[Code that draws figures]
'''

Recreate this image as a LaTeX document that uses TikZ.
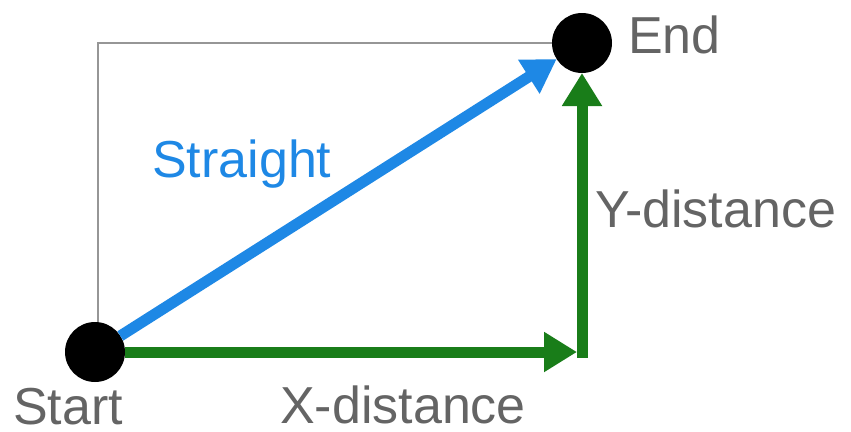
\documentclass[tikz,border=0pt]{standalone}
\usepackage{fontspec}
\setmainfont{Liberation Sans}
\usetikzlibrary{arrows.meta}
\definecolor{straightblue}{RGB}{30,136,229}
\definecolor{distgreen}{RGB}{25,125,25}
\definecolor{labelgray}{RGB}{100,100,100}
\definecolor{framegray}{RGB}{150,150,150}

\begin{document}
\begin{tikzpicture}
	[
	x=1pt,y=-1pt,
	dot/.style={circle,fill=black,minimum size=60pt,inner sep=0pt,outer sep=0pt},
	lbl/.style={anchor=base west,inner sep=0pt,text=labelgray,font=\fontsize{52}{62}\selectfont},
	arrow/.style={-{Triangle[length=33pt,width=38pt]},line width=11pt},
	]
	\useasboundingbox (0,0) rectangle (851,431);
	\node[dot] (start) at (95,352) {};
	\node[dot] (end) at (582,43) {};
	\coordinate (corner) at (582,357.5);
	% frame
	\draw[framegray,line width=1.5pt] ([xshift=3pt]start.north) |- (end.west);
	% distances
	\draw[arrow,distgreen,shorten >=5pt] (start) -- (start -| corner);
	\draw[arrow,distgreen] (corner) -- (end);
	\draw[arrow,straightblue] (start) -- (end);
	% texts
	\node[lbl] (startlbl) at (13,424) {Start};
	\node[lbl] (xlbl) at (280,423) {X-distance};
	\node[lbl] (ylbl) at (595,227) {Y-distance};
	\node[lbl,text=straightblue] (straightlbl) at (152,177) {Straight};
	\node[lbl] (endlbl) at (628,53) {End};
\end{tikzpicture}
\end{document}
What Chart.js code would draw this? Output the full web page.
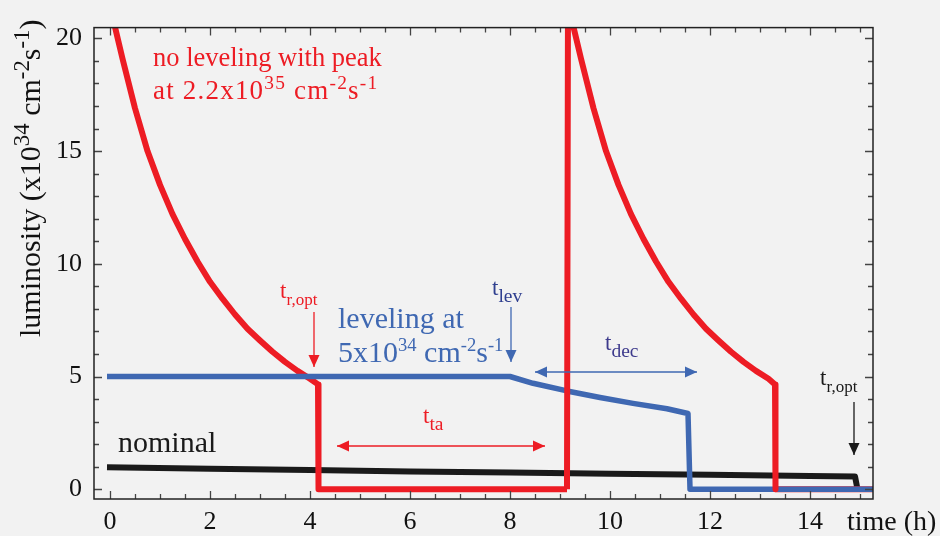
<!DOCTYPE html>
<html>
<head>
<meta charset="utf-8">
<script src="https://cdn.jsdelivr.net/npm/chart.js@4.4.1/dist/chart.umd.min.js"></script>
<style>
  html, body { margin:0; padding:0; background:#f2f2f2; }
  canvas { display:block; }
</style>
</head>
<body>
<canvas id="lumi" width="940" height="536"></canvas>
<script>
// Data (time in h, luminosity in 1e34 cm-2 s-1)
// no leveling, first fill + turnaround
const redAT  = [0.0, 0.1, 0.25, 0.5, 0.75, 1.0, 1.25, 1.5, 1.75, 2.0, 2.25, 2.5, 2.75, 3.0, 3.25, 3.5, 3.75, 4.0, 4.16, 4.17, 9.14];
const redAL  = [22.0, 20.5, 19.1, 16.9, 15.0, 13.5, 12.2, 11.1, 10.1, 9.2, 8.45, 7.75, 7.12, 6.6, 6.1, 5.65, 5.25, 4.9, 4.65, 0, 0];
// no leveling, second fill
const redBT  = [9.14, 9.16, 9.27, 9.42, 9.67, 9.92, 10.17, 10.42, 10.67, 10.92, 11.17, 11.42, 11.67, 11.92, 12.17, 12.42, 12.67, 12.92, 13.17, 13.3, 13.31];
const redBL  = [0, 22.0, 20.5, 19.1, 16.9, 15.0, 13.5, 12.2, 11.1, 10.1, 9.2, 8.45, 7.75, 7.12, 6.6, 6.1, 5.65, 5.25, 4.9, 4.65, 0];
const redCT  = [13.31, 15.3];
const redCL  = [0, 0];
const blueT  = [-0.06, 8.0, 8.46, 9.14, 9.8, 10.46, 11.14, 11.56, 11.6, 15.3];
const blueL  = [5.0, 5.0, 4.7, 4.36, 4.07, 3.81, 3.57, 3.36, 0, 0];
const blackT = [-0.06, 2, 4, 6, 8, 10, 12, 14, 14.9, 14.95];
const blackL = [0.97, 0.91, 0.85, 0.79, 0.74, 0.69, 0.64, 0.59, 0.57, 0];
const xTicks = [0, 2, 4, 6, 8, 10, 12, 14];
const yTicks = [0, 5, 10, 15, 20];

const C = { red:'#ed1c24', blue:'#3f68b2', black:'#1a1a1a', navy:'#2f3f8f', violet:'#3d3a8c', bg:'#f2f2f2' };
const SERIF = '"Liberation Serif", "DejaVu Serif", serif';

const pts = (t, l) => t.map((v, i) => ({ x:v, y:l[i] }));

// rich text with sup/sub pieces
function rich(ctx, x, y, parts, size, color, ratio, spacing) {
  ratio = ratio || 0.7;
  let cx = x;
  ctx.save();
  ctx.fillStyle = color;
  ctx.textBaseline = 'alphabetic';
  ctx.textAlign = 'left';
  if (spacing) ctx.letterSpacing = spacing + 'px';
  parts.forEach(p => {
    const t = p[0], k = p[1];
    const s = k ? size * ratio : size;
    const dy = k === 'sup' ? -size * 0.38 : k === 'sub' ? size * 0.3 : 0;
    ctx.font = s + 'px ' + SERIF;
    ctx.fillText(t, cx, y + dy);
    cx += ctx.measureText(t).width;
  });
  ctx.restore();
}

function head(ctx, x, y, ang, color) {
  const L = 12, W = 5.5;
  ctx.save();
  ctx.translate(x, y); ctx.rotate(ang);
  ctx.fillStyle = color;
  ctx.beginPath(); ctx.moveTo(0, 0); ctx.lineTo(-L, -W); ctx.lineTo(-L, W); ctx.closePath(); ctx.fill();
  ctx.restore();
}

function arrow(ctx, x1, y1, x2, y2, color, both) {
  const ang = Math.atan2(y2 - y1, x2 - x1);
  ctx.save();
  ctx.strokeStyle = color; ctx.lineWidth = 1.3;
  ctx.beginPath(); ctx.moveTo(x1, y1); ctx.lineTo(x2, y2); ctx.stroke();
  ctx.restore();
  head(ctx, x2, y2, ang, color);
  if (both) head(ctx, x1, y1, ang + Math.PI, color);
}

const decor = {
  id:'decor',
  beforeDraw(chart) {
    const ctx = chart.ctx;
    ctx.save(); ctx.fillStyle = C.bg; ctx.fillRect(0, 0, chart.width, chart.height); ctx.restore();
  },
  afterDraw(chart) {
    const ctx = chart.ctx, a = chart.chartArea, xs = chart.scales.x, ys = chart.scales.y;
    ctx.save();
    // inward ticks on all four sides
    ctx.strokeStyle = '#444'; ctx.lineWidth = 1.3;
    ctx.beginPath();
    for (let v = 0; v <= 15; v += 0.5) {
      const px = Math.round(xs.getPixelForValue(v)) + 0.5;
      const len = v % 2 === 0 ? 8 : 5;
      ctx.moveTo(px, a.bottom); ctx.lineTo(px, a.bottom - len);
      ctx.moveTo(px, a.top); ctx.lineTo(px, a.top + len);
    }
    for (let v = 0; v <= 20; v += 1) {
      const py = Math.round(ys.getPixelForValue(v)) + 0.5;
      const len = v % 5 === 0 ? 8 : 5;
      ctx.moveTo(a.left, py); ctx.lineTo(a.left + len, py);
      ctx.moveTo(a.right, py); ctx.lineTo(a.right - len, py);
    }
    ctx.stroke();
    // frame
    ctx.strokeStyle = '#222'; ctx.lineWidth = 1.5;
    ctx.strokeRect(a.left, a.top, a.right - a.left, a.bottom - a.top);

    // axis titles
    rich(ctx, 847, 530, [['time (h)']], 28, '#111');
    ctx.save();
    ctx.translate(40, 337); ctx.rotate(-Math.PI / 2);
    rich(ctx, 0, 0, [['luminosity (x10'], ['34', 'sup'], [' cm'], ['-2', 'sup'], ['s'], ['-1', 'sup'], [')']], 30, '#111', 0.76);
    ctx.restore();

    // curve labels
    rich(ctx, 153, 66, [['no leveling with peak']], 26.5, C.red);
    rich(ctx, 153, 99, [['at 2.2x10'], ['35', 'sup'], [' cm'], ['-2', 'sup'], ['s'], ['-1', 'sup']], 27, C.red, 0.72, 1.2);
    rich(ctx, 338, 328, [['leveling at']], 30, C.blue);
    rich(ctx, 338, 362, [['5x10'], ['34', 'sup'], [' cm'], ['-2', 'sup'], ['s'], ['-1', 'sup']], 30, C.blue, 0.62);
    rich(ctx, 118, 452, [['nominal']], 30, C.black);

    // time markers
    rich(ctx, 280, 298, [['t'], ['r,opt', 'sub']], 23, C.red, 0.74);
    arrow(ctx, 314, 312, 314, 367, C.red);
    rich(ctx, 492, 295, [['t'], ['lev', 'sub']], 23, C.navy, 0.85);
    arrow(ctx, 511, 307, 511, 362, C.blue);
    rich(ctx, 605, 350, [['t'], ['dec', 'sub']], 23, C.violet, 0.85);
    arrow(ctx, 535, 372, 697, 372, C.blue, true);
    rich(ctx, 423, 423, [['t'], ['ta', 'sub']], 23, C.red, 0.85);
    arrow(ctx, 337, 446, 545, 446, C.red, true);
    rich(ctx, 820, 385, [['t'], ['r,opt', 'sub']], 23, C.black, 0.74);
    arrow(ctx, 854, 402, 854, 455, C.black);
    ctx.restore();
  }
};

new Chart(document.getElementById('lumi'), {
  type:'line',
  data:{ datasets:[
    { label:'nominal', data:pts(blackT, blackL), borderColor:C.black, borderWidth:6, order:5 },
    { label:'no leveling (tail)', data:pts(redCT, redCL), borderColor:C.red, borderWidth:6, order:4 },
    { label:'no leveling', data:pts(redAT, redAL), borderColor:C.red, borderWidth:6, order:3 },
    { label:'leveling', data:pts(blueT, blueL), borderColor:C.blue, borderWidth:5.5, order:2 },
    { label:'no leveling (2nd fill)', data:pts(redBT, redBL), borderColor:C.red, borderWidth:6, order:1 }
  ]},
  options:{
    responsive:false, animation:false, devicePixelRatio:1,
    layout:{ padding:{ left:0, top:16, right:67, bottom:0 } },
    elements:{ point:{ radius:0 }, line:{ tension:0, borderJoinStyle:'round', borderCapStyle:'butt' } },
    datasets:{ line:{ clip:0 } },
    plugins:{ legend:{ display:false }, tooltip:{ enabled:false } },
    scales:{
      x:{ type:'linear', min:-0.32, max:15.26,
          afterFit:s => { s.height = 37; },
          afterBuildTicks:s => { s.ticks = xTicks.map(v => ({ value:v })); },
          grid:{ display:false, drawTicks:false }, border:{ display:false },
          ticks:{ padding:8, color:'#111', font:{ family:SERIF, size:26 } } },
      y:{ min:-0.433, max:20.476,
          afterFit:s => { s.width = 94; },
          afterBuildTicks:s => { s.ticks = yTicks.map(v => ({ value:v })); },
          grid:{ display:false, drawTicks:false }, border:{ display:false },
          ticks:{ padding:12, color:'#111', font:{ family:SERIF, size:26 } } }
    }
  },
  plugins:[decor]
});
</script>
</body>
</html>
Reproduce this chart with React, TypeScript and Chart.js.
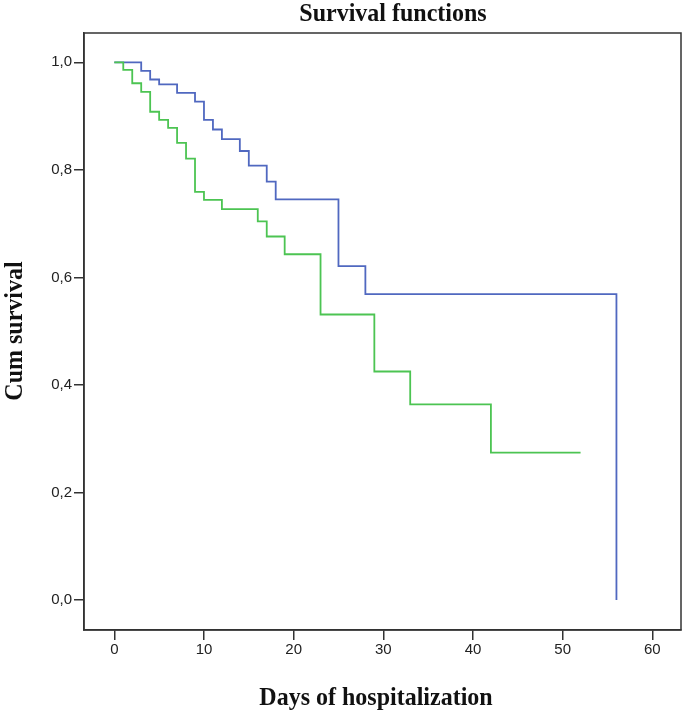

'''

Copy every line of the records above that contains "with".

■ Result:
// rich text with sup/sub pieces
    rich(ctx, 153, 66, [['no leveling with peak']], 26.5, C.red);
Reproduce this chart with React, TypeScript and Chart.js.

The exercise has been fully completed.